Whereas traditional BI vendors once downplayed the significance of these tools – which were even considered distinct from those for Business Intelligence – Data Discovery’s coup became official when, according to a report from Gartner, “By the end of 2012, all of the traditional BI vendors rated as leaders in ‘Magic Quadrant for Business Intelligence Platforms’ had added some form of data discovery product.”
Not only have traditional BI vendors added discovery software, but a number of Data Discovery vendors (most notably QlikView and Tableau) have also added facets of traditional BI (such as Metadata Management), further blurring the line between what has come to be regarded as a single technology.
The result is that the business user is now the principle driver for (and purchaser of) BI products, which typically include at least one of the following elements of Data Discovery: search, dashboards, interactive visualization, in-memory analytics, and data mashups. A closer look at these individual components and their collective effect illustrates their impact on business users and the trend towards simplified BI.
Search-Based Data Discovery Tools
In an April 2012 article, Forrester revealed that “only 1% to 5% of all enterprise data is in a structured, modeled format that fits neatly into enterprise data warehouses…and data marts.” One of the principle advantages of search-based discovery tools is that they enable users to analyze structured and unstructured data via search terms through the use of text. Although most visually based discovery tools are designed for quantitative data, search tools apply to both quantitative and qualitative data.
Search software also reduces the reliance on traditional BI Metadata by modeling and storing data based on its own proprietary structure. As with most Data Discovery technologies, search incorporates an interface specifically designed for non-technical users and a performance layer that utilizes indexing or Random Access Memory (RAM) to minimize calculations relating to aggregates. By combining search with visualization tools, users can explore quantitative and qualitative data via text or through visualizations. A good example of search software is Vivisimo Velocity Platform, which has been incorporated into IBM’s Infosphere Data Explorer for its search-based discovery capabilities.
Interactive Data Visualization
Interactive Data Visualization is arguably one of the most vital Data Discovery applications. This software enables users to look at visual representations of data in forms far beyond that of traditional spreadsheets, reports, and tables. By managing and manipulating various forms of brightness, images, and colors, users can readily discern patterns within data in close to real time without causing – and waiting for – an IT backlog. Some of the more valuable technologies and manifestations of Data Visualization include:
- Dashboards: Technically, dashboards are considered distinct from Data Visualization tools for the simple fact that they achieve two different ends – the former are used to display a variety of sources and forms of data, while the latter is principally designed for exploration and discovery of trends. Yet many (but not all) dashboards contain visualizations, while some visualization tools can create dashboards. Dashboards display data in easily discernible ways, and are ideal for monitoring data in close to real time.
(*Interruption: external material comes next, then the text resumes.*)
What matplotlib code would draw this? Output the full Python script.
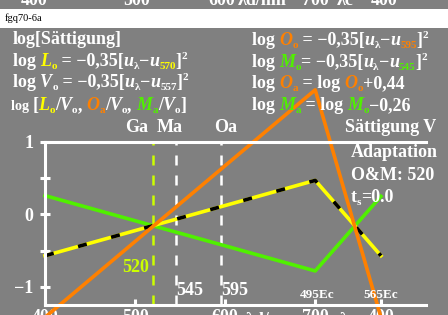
import numpy as np
import matplotlib
matplotlib.use("Agg")
import matplotlib.pyplot as plt
from matplotlib.patches import Rectangle

# wavelength axis: 400..700 nm, then the purple part (495Ec..565Ec)
x_pts = [400, 700, 773]
green_M = [0.26, -0.78, 0.25]
yellow_L = [-0.57, 0.47, -0.57]
orange_O = [-1.42, 1.72, -1.42]

ga, ma, oa = 520, 545, 595
xticks = [400, 500, 600, 700, 773]
xticklabels = ["400", "500", "600", "700", "400"]
yticks = [-1, -0.5, 0, 0.5, 1]
yticklabels = ["\u22121", "", "0", "", "1"]

W, H = 448, 315
GRAY = "#808080"
YEL = "#ffff00"
ORA = "#ff8000"
GRN = "#50f000"
YG = "#ccff00"
WH = "white"
FAM = "Liberation Serif"

fig = plt.figure(figsize=(W / 100, H / 100), dpi=100, facecolor=GRAY)
fig.add_artist(Rectangle((0, 1 - 28 / H), 1, 19 / H, transform=fig.transFigure,
                         facecolor="white", edgecolor="none"))
fig.text(5 / W, 1 - 21 / H, "fgq70-6a", fontsize=7.5, family=FAM, color="black", va="baseline")

# bits of the tick labels of the chart above, cut off at the top
for xp, s in [(34, "400"), (137, "500"), (222, "600"), (262, "\u03bbd/nm"),
              (315, "700"), (345, "\u03bbc"), (384, "400")]:
    fig.text(xp / W, 1 - 5 / H, s, fontsize=13, family=FAM, weight="bold",
             color=WH, ha="center", va="baseline")

ax = fig.add_axes([45 / W, 10 / H, 381 / W, 163 / H])
ax.set_facecolor("none")
ax.set_xlim(400, 823)
ax.set_ylim(-1.25, 1.0)
for sp in ["left", "bottom", "top"]:
    ax.spines[sp].set_color(WH)
    ax.spines[sp].set_linewidth(2.2)
ax.spines["right"].set_visible(False)
ax.set_xticks(xticks)
ax.set_xticklabels(xticklabels)
ax.set_yticks(yticks)
ax.set_yticklabels(yticklabels)
ax.tick_params(axis="x", direction="in", length=4, width=2.2, color=WH, pad=3)
ax.tick_params(axis="y", direction="inout", length=7, width=2.2, color=WH, pad=5)
for lab in ax.get_xticklabels() + ax.get_yticklabels():
    lab.set_family(FAM)
    lab.set_weight("bold")
    lab.set_color(WH)
    lab.set_fontsize(13)
# unit labels between the bottom ticks (cut off by the lower edge)
for xv, s in [(650, "\u03bbd/nm"), (737, "\u03bbc")]:
    ax.annotate(s, (xv, 0), xycoords=("data", "axes fraction"), xytext=(0, -5.2),
                textcoords="offset points", ha="center", va="top", color=WH,
                fontsize=13, family=FAM, weight="bold")

ax.axvline(ga, color=YG, lw=1.8, dashes=(4, 4), clip_on=False)
ax.axvline(ma, color=WH, lw=1.8, dashes=(4, 4))
ax.axvline(oa, color=WH, lw=1.8, dashes=(4, 4))

ax.plot(x_pts, green_M, color=GRN, lw=2.6, clip_on=False)
ax.plot(x_pts, yellow_L, color=YEL, lw=2.6, clip_on=False)
ax.plot(x_pts, yellow_L, color="black", lw=2.6, dashes=(2.5, 7), clip_on=False)
ax.plot(x_pts, orange_O, color=ORA, lw=2.6, clip_on=False)

ax.text(ga - 4, -0.8, str(ga), color=YG, fontsize=13, family=FAM, weight="bold",
        ha="right", va="baseline")
ax.text(ma + 1, -1.11, str(ma), color=WH, fontsize=13, family=FAM, weight="bold", va="baseline")
ax.text(oa + 1, -1.11, str(oa), color=WH, fontsize=13, family=FAM, weight="bold", va="baseline")
ax.text(702, -1.15, "495Ec", color=WH, fontsize=9.5, family=FAM, weight="bold",
        ha="center", va="baseline")
ax.text(773, -1.15, "565Ec", color=WH, fontsize=9.5, family=FAM, weight="bold",
        ha="center", va="baseline")

renderer = fig.canvas.get_renderer()


def rich(x, y, parts, size=13):
    # x, y: left / baseline in pixels from top-left
    for s, c, kind in parts:
        fs, dy, st = size, 0, "normal"
        if kind == "i":
            st = "italic"
        elif kind == "s":
            fs, dy = size * 0.62, -3
        elif kind == "p":
            fs, dy = size * 0.62, 7
        elif kind == "m":
            fs = size * 0.78
        t = fig.text(x / W, 1 - (y - dy) / H, s, color=c, fontsize=fs, style=st,
                     family=FAM, weight="bold", va="baseline")
        x += t.get_window_extent(renderer).width


rich(13, 44, [("log[S\u00e4ttigung]", WH, "n")])
rich(13, 66, [("log ", WH, "n"), ("L", YEL, "i"), ("o", YEL, "s"),
              (" = \u22120,35[", WH, "n"), ("u", WH, "i"), ("\u03bb", WH, "s"),
              ("\u2212", WH, "n"), ("u", WH, "i"), ("570", YEL, "s"), ("]", WH, "n"), ("2", WH, "p")])
rich(13, 87, [("log ", WH, "n"), ("V", WH, "i"), ("o", WH, "s"),
              (" = \u22120,35[", WH, "n"), ("u", WH, "i"), ("\u03bb", WH, "s"),
              ("\u2212", WH, "n"), ("u", WH, "i"), ("557", WH, "s"), ("]", WH, "n"), ("2", WH, "p")])
rich(11, 110, [("log ", WH, "m"), ("[", WH, "n"), ("L", YEL, "i"), ("o", YEL, "s"),
               ("/", WH, "n"), ("V", WH, "i"), ("o", WH, "s"), (", ", WH, "n"),
               ("O", ORA, "i"), ("a", ORA, "s"), ("/", WH, "n"), ("V", WH, "i"), ("o", WH, "s"),
               (", ", WH, "n"), ("M", GRN, "i"), ("a", GRN, "s"), ("/", WH, "n"),
               ("V", WH, "i"), ("o", WH, "s"), ("]", WH, "n")])

rich(252, 45, [("log ", WH, "n"), ("O", ORA, "i"), ("o", ORA, "s"),
               (" = \u22120,35[", WH, "n"), ("u", WH, "i"), ("\u03bb", WH, "s"),
               ("\u2212", WH, "n"), ("u", WH, "i"), ("595", ORA, "s"), ("]", WH, "n"), ("2", WH, "p")])
rich(252, 67, [("log ", WH, "n"), ("M", GRN, "i"), ("o", GRN, "s"),
               ("= \u22120,35[", WH, "n"), ("u", WH, "i"), ("\u03bb", WH, "s"),
               ("\u2212", WH, "n"), ("u", WH, "i"), ("545", GRN, "s"), ("]", WH, "n"), ("2", WH, "p")])
rich(252, 88, [("log ", WH, "n"), ("O", ORA, "i"), ("a", ORA, "s"), (" = log ", WH, "n"),
               ("O", ORA, "i"), ("o", ORA, "s"), ("+0,44", WH, "n")])
rich(252, 110, [("log ", WH, "n"), ("M", GRN, "i"), ("a", GRN, "s"), (" = log ", WH, "n"),
                ("M", GRN, "i"), ("o", GRN, "s"), ("\u22120,26", WH, "n")])

for xp, s in [(137, "Ga"), (170, "Ma"), (226, "Oa")]:
    fig.text(xp / W, 1 - 132 / H, s, color=WH, fontsize=13, family=FAM, weight="bold",
             ha="center", va="baseline")
fig.text(436 / W, 1 - 132 / H, "S\u00e4ttigung V", color=WH, fontsize=13, family=FAM,
         weight="bold", ha="right", va="baseline")
fig.text(351 / W, 1 - 157 / H, "Adaptation", color=WH, fontsize=13, family=FAM,
         weight="bold", va="baseline")
fig.text(351 / W, 1 - 180 / H, "O&M: 520", color=WH, fontsize=13, family=FAM,
         weight="bold", va="baseline")
rich(351, 202, [("t", WH, "n"), ("s", WH, "s"), ("=0.0", WH, "n")])

fig.savefig("out.png", dpi=100, facecolor=GRAY)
- Geospatial technologies: Geospatial technologies in visualization tools coincide with the emergence of Mobile BI and provide mapping information that can augment a variety of data sources of interest to business users – particularly those in sales. These technologies are vital for mobile users who operate in the field.
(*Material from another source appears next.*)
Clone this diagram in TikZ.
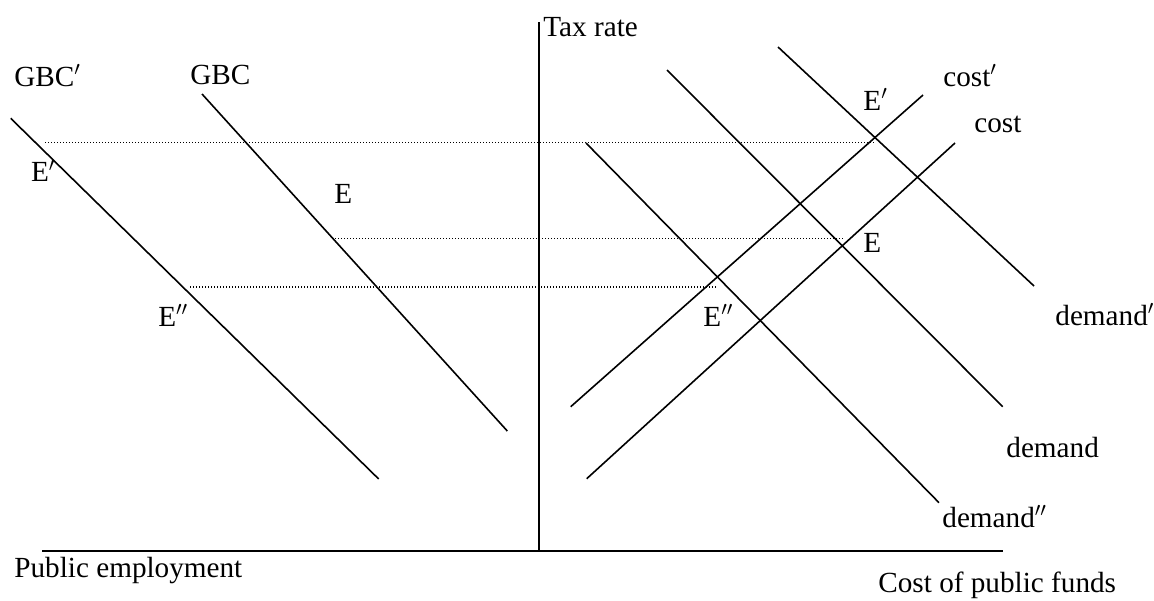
\documentclass[tikz,border=0pt]{standalone}
\usepackage{fontspec}
\setmainfont{Liberation Serif}
\begin{document}
\begin{tikzpicture}[x=0.5pt,y=-0.5pt,
  axisline/.style={line width=1pt},
  curve/.style={line width=0.8pt},
  guide/.style={line width=0.6pt,dash pattern=on 0.5pt off 1pt},
  lbl/.style={anchor=base west,inner sep=0pt,font=\fontsize{14.6}{17}\selectfont}]
\useasboundingbox (0,0) rectangle (1154,600);
% axes
\coordinate (vtop) at (538.7,22);
\coordinate (orig) at (538.7,550.7);
\coordinate (hleft) at (42,550.7);
\coordinate (hright) at (1003,550.7);
\draw[axisline] (vtop) -- (orig);
\draw[axisline] (hleft) -- (hright);
% GBC lines
\coordinate (gbcpA) at (10.7,118.3);
\coordinate (gbcpB) at (378.7,479);
\coordinate (gbcA) at (202,94);
\coordinate (gbcB) at (507.3,431);
\draw[curve] (gbcpA) -- (gbcpB);
\draw[curve] (gbcA) -- (gbcB);
% demand lines
\coordinate (dpA) at (778,47);
\coordinate (dpB) at (1034,286);
\coordinate (dA) at (667,70);
\coordinate (dB) at (1002.7,406.7);
\coordinate (dppA) at (586,143);
\coordinate (dppB) at (939,502.7);
\draw[curve] (dpA) -- (dpB);
\draw[curve] (dA) -- (dB);
\draw[curve] (dppA) -- (dppB);
% cost lines
\coordinate (cpA) at (570.7,406.7);
\coordinate (cpB) at (923,95);
\coordinate (cA) at (586.7,478.7);
\coordinate (cB) at (955,143);
\draw[curve] (cpA) -- (cpB);
\draw[curve] (cA) -- (cB);
% dotted guides
\coordinate (g1a) at (45,142.5);
\coordinate (g1b) at (875,142.5);
\coordinate (g2a) at (335,238.7);
\coordinate (g2b) at (845,238.7);
\coordinate (g3a) at (190,287);
\coordinate (g3b) at (716,287);
\draw[guide] (g1a) -- (g1b);
\draw[guide] (g2a) -- (g2b);
\draw[guide] (g3a) -- (g3b);
% labels
\node[lbl] (taxrate) at (543,36) {Tax rate};
\node[lbl] (gbcp) at (14,86) {GBC$'$};
\node[lbl] (gbc) at (190,84) {GBC};
\node[lbl] (elp) at (30.7,181.7) {E$'$};
\node[lbl] (el) at (334,203) {E};
\node[lbl] (elpp) at (158,326) {E$''$};
\node[lbl] (erp) at (863,110) {E$'$};
\node[lbl] (er) at (863,252) {E};
\node[lbl] (erpp) at (703,326) {E$''$};
\node[lbl] (costp) at (943,86) {cost$'$};
\node[lbl] (cost) at (974,132) {cost};
\node[lbl] (demp) at (1055,325) {demand$'$};
\node[lbl] (dem) at (1006,457) {demand};
\node[lbl] (dempp) at (942,527) {demand$''$};
\node[lbl] (pubemp) at (14,577) {Public employment};
\node[lbl] (cpf) at (878,592.7) {Cost of public funds};
\end{tikzpicture}
\end{document}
- Additional features: There are few restraints for the amount and variation of manipulation users can actuate with visualization tools. There are a variety of options for filtering (including the use of histograms which offer visual suggestions for how filters will affect data), indicator reports in which KPIs are represented by icons for trends related to conditions and progress, collaborative capabilities in which representations can be annotated and shared, and many more. Some Data Visualizations, such as SAS Visual Analytics, offer auto charts, a system produced response for the most appropriate form of visualization based on selected data.
Data Mashup Capabilities
Data Discovery tools with Data Mashup capabilities can facilitate ad-hoc queries among disparate sources expediently. Data mashups enable users to define their own terms and to query only the data they want to, providing answers to specific data-related questions on the fly. Mashups also facilitate the incorporation of different sources into varying applications throughout the enterprise. The technology for data mashups is based on mashup technology for virtually combining different sources on the internet. Data mashups augment visualization and search tools by enabling users to issue specific queries based on information gleaned from the aforementioned discovery tools.
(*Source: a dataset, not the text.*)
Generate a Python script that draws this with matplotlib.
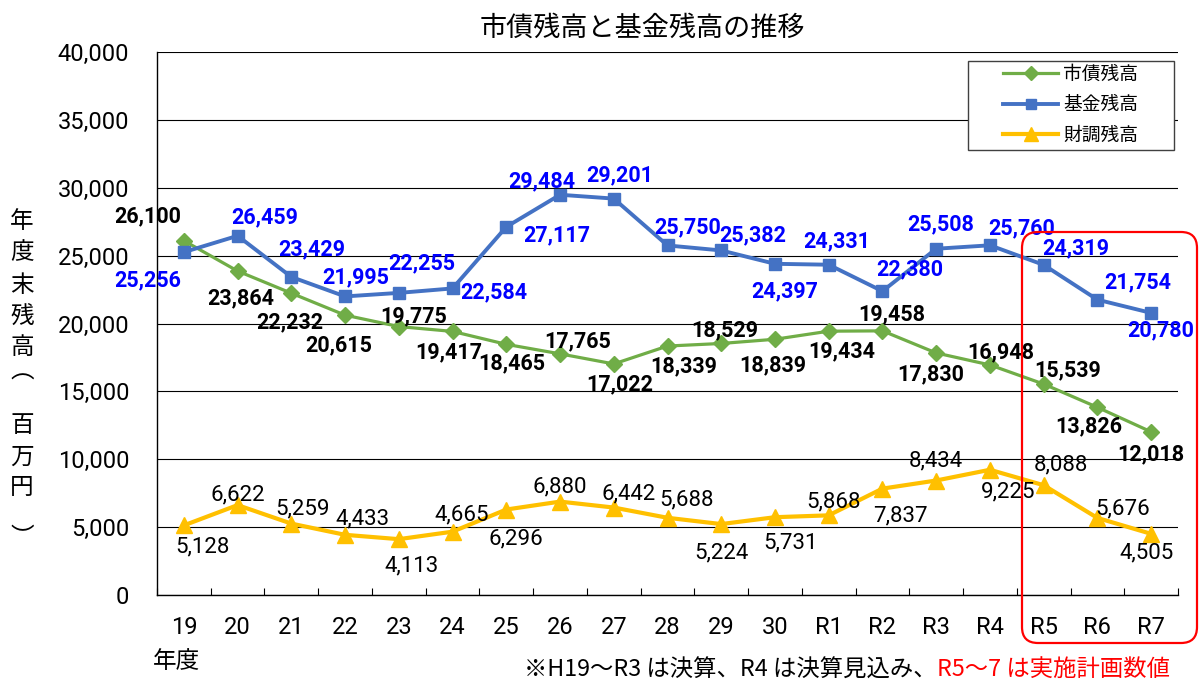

Mashups enable users to manipulate data to fit their own specific needs for an inquiry while combining a variety of sources through in-memory processes which enable expedient data delivery. Like all Data Discovery tools, data mashups enable those with nontechnical skills to perform complex operations in a simplified manner. IBM’s Cognos Mashup Services embeds its Cognos Business Intelligence into applications and processes throughout the entire organization.
In-Memory Analytics
In-Memory Analytics is a contender with interactive Data Visualization for the most valuable component in Data Discovery tools. It takes advantage of in-memory computing wherein memory is effectively cached and stored in RAM or Dynamic Random Access Memory (DRAM) instead of a computer’s hard drive or disk. A recent report from Gartner states:
“In-memory computing (IMC) is an emerging paradigm that enables user organizations to develop applications that run queries on very large datasets or perform complex transactions at least one order of magnitude faster – and in a more scalable way – than when using conventional architectures.”
In-Memory Analytics is one such application, as evinced by its almost real-time querying speed. This technology takes advantage of the fact that with prices in RAM declining and advancements in computing – most notably the leap from 32 to 64-bit computing – surging in memory and speed, it is possible to store Big Data quantities of data in-memory. Consequentially, In-Memory Analytics all but makes obsolete traditional BI needs for indexing and storing consolidated data in tables or OLAP cubes. IT costs and other resources are reduced accordingly, which helps to foster an environment for exploration and innovation that Data Discovery is known for. In-memory processes also assist in preserving data availability and integrity. Products like Oracle Exalytics In-Memory Machine provide In-Memory Analytics independently or with Oracle’s discovery/BI platform.
In Retrospect
Data Discovery applications are all but indistinguishable from those of BI. Their mainstream adoption heralds a transformation of Business Intelligence from historical reporting to predictive analytics. The proliferation of these tools and their impact on Business Intelligence makes it somewhat impractical to find a single Data Discovery/BI vendor to fit an enterprise’s entire analytics needs; instead, many organizations have opted to use multiple products collaboratively.
More importantly, these tools have firmly positioned the business user in control of analytics, making self-service BI a verifiable reality. This increased control over definitions, data sources, and queries may elicit Data Governance and Big Data Governance concerns. Once effective governance mechanisms are in place, however, Data Discovery tools should only increase a reliance on (and the effectiveness) of data.